O governo Lula já tentou instituir essa cobrança de impostos por meio de uma Medida Provisória (MP), em maio. A MP, contudo, sequer foi colocada na pauta de votação da Câmara por Lira. Perdeu validade e acabou convertida em projeto de lei, por exemplo.
"O maior lobby em favor dos super-ricos é feito pelo próprio Congresso", disse Dão Real Pereira dos Santos, presidente do IJF e membro do coletivo Auditores Fiscais pela Democracia, sobre a dificuldade do governo em aprovar propostas que aumentem a tributação sobre os mais ricos da nação.
Essa dificuldade deixa o sistema tributário nacional atrasado, segundo Mauricio Weiss, economista e professor da Universidade Federal do Rio Grande do Sul (UFRGS). "Nossa parcela de tributação sobre a renda e riqueza é muito menor do que a dos demais países da OCDE", ressaltou ele.
Outras medidas
Pedro Faria, economista e pesquisador do Centro de Desenvolvimento e Planejamento Regional da Faculdade de Ciências Econômicas (Cedeplar) da Universidade Federal de Minas Gerais (UFMG), ratificou o atraso constatado por Weiss.

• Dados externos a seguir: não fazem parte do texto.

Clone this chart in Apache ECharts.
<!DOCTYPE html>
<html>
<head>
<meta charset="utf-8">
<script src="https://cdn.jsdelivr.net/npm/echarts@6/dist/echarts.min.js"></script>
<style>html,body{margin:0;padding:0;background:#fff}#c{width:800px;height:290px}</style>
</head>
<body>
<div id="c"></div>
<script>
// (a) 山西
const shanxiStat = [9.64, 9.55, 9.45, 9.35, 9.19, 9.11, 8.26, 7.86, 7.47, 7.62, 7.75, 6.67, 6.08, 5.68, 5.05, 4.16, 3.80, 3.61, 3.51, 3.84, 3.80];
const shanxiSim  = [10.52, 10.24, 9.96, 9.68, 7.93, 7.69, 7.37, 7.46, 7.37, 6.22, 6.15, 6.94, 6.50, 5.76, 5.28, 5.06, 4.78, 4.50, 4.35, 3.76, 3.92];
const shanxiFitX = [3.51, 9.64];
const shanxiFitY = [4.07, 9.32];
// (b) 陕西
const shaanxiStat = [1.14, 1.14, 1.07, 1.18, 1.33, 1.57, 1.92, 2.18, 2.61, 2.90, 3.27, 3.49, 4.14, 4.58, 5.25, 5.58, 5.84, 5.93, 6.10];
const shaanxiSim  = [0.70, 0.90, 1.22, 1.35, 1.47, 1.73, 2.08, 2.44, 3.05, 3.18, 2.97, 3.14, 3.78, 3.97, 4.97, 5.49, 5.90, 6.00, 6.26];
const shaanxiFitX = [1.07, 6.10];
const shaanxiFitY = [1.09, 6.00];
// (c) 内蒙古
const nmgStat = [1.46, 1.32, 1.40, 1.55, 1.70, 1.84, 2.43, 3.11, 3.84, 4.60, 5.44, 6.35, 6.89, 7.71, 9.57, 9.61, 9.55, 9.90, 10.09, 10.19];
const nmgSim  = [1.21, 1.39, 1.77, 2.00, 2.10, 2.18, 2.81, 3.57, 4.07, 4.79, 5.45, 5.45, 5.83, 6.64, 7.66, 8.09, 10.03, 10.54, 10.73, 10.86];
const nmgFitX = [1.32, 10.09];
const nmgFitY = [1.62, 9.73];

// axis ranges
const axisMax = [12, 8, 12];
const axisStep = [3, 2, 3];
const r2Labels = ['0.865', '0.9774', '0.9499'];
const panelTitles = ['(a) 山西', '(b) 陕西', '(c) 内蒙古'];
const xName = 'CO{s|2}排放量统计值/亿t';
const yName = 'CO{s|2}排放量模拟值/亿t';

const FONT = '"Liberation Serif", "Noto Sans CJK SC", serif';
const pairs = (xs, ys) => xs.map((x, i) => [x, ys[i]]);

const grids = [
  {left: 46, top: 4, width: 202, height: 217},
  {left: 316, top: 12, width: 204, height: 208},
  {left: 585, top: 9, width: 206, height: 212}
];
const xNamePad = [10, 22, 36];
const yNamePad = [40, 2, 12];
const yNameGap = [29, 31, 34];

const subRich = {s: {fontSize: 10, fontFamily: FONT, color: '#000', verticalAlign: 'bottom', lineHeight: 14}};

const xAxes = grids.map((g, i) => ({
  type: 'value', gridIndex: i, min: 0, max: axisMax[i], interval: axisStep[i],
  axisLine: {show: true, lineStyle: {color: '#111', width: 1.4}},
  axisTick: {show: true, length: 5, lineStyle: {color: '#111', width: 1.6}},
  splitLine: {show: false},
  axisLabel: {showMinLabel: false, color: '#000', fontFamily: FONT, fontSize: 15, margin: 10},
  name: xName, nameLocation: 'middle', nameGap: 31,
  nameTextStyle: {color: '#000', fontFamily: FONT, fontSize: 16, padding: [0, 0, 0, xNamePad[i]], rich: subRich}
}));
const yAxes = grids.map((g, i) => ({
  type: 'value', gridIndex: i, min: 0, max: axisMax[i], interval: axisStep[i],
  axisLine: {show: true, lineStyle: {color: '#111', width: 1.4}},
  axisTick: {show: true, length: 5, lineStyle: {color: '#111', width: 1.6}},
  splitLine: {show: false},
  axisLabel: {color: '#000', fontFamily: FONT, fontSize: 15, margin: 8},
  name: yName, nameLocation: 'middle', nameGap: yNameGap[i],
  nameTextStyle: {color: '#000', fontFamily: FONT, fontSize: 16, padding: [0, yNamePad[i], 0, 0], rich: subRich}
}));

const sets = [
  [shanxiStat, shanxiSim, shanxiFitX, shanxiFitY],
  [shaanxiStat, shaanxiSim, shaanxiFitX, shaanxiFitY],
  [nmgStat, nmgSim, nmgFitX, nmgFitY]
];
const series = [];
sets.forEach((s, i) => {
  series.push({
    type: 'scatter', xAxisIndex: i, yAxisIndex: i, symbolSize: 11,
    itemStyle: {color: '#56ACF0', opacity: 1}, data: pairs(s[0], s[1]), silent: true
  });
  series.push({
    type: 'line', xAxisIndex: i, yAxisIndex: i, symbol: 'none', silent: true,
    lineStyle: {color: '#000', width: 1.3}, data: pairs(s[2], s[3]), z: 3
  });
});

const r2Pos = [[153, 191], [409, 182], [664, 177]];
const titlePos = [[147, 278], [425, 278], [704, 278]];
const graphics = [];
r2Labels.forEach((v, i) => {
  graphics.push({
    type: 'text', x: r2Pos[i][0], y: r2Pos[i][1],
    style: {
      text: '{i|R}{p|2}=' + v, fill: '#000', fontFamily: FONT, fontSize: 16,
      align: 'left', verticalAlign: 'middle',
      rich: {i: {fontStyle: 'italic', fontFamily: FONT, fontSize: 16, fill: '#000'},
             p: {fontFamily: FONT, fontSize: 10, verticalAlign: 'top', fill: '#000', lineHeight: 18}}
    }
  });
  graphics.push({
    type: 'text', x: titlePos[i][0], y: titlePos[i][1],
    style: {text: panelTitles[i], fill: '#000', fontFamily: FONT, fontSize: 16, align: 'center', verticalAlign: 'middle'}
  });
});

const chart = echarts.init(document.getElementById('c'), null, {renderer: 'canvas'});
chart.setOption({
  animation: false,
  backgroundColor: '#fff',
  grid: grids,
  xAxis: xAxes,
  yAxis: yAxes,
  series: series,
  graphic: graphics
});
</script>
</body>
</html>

Lembrou que há questões que o governo nem começou a debater, mas que precisarão ser discutidas caso o país pretenda ter um sistema tributário mais justo.
Faria lembrou que o Brasil não cobra impostos sobre dividendos – parcela do lucro distribuída por empresas a seus acionistas. Em 2021, o governo do então presidente Jair Bolsonaro enviou uma proposta para passar a tributar esse rendimento. Informou ao Congresso que, além do Brasil, só a Letônia não tributava tal ganho dentre os membros da OCDE. Mesmo assim, a proposta não avançou.
O governo Lula não apresentou projetos para voltar a debater o tema.
Ele também lembrou que a tabela do Imposto de Renda da Pessoa Física no Brasil tem alíquota máxima de 27,5%. Isso é baixo para padrões internacionais. "Todos os países que têm Estado de bem-estar social têm alíquotas de 40% ou 45%, e já tiveram maiores", disse Faria.
Não há proposta do governo para alteração da tabela do IR.
O governo também não demonstrou apoio a nenhuma proposta para taxação de grandes fortunas em tramitação no Congresso Nacional. Estudos indicam que a instituição desse tributo, que está previsto na Constituição, estimam que ele poderia render cerca de R$ 40 bilhões por ano à União.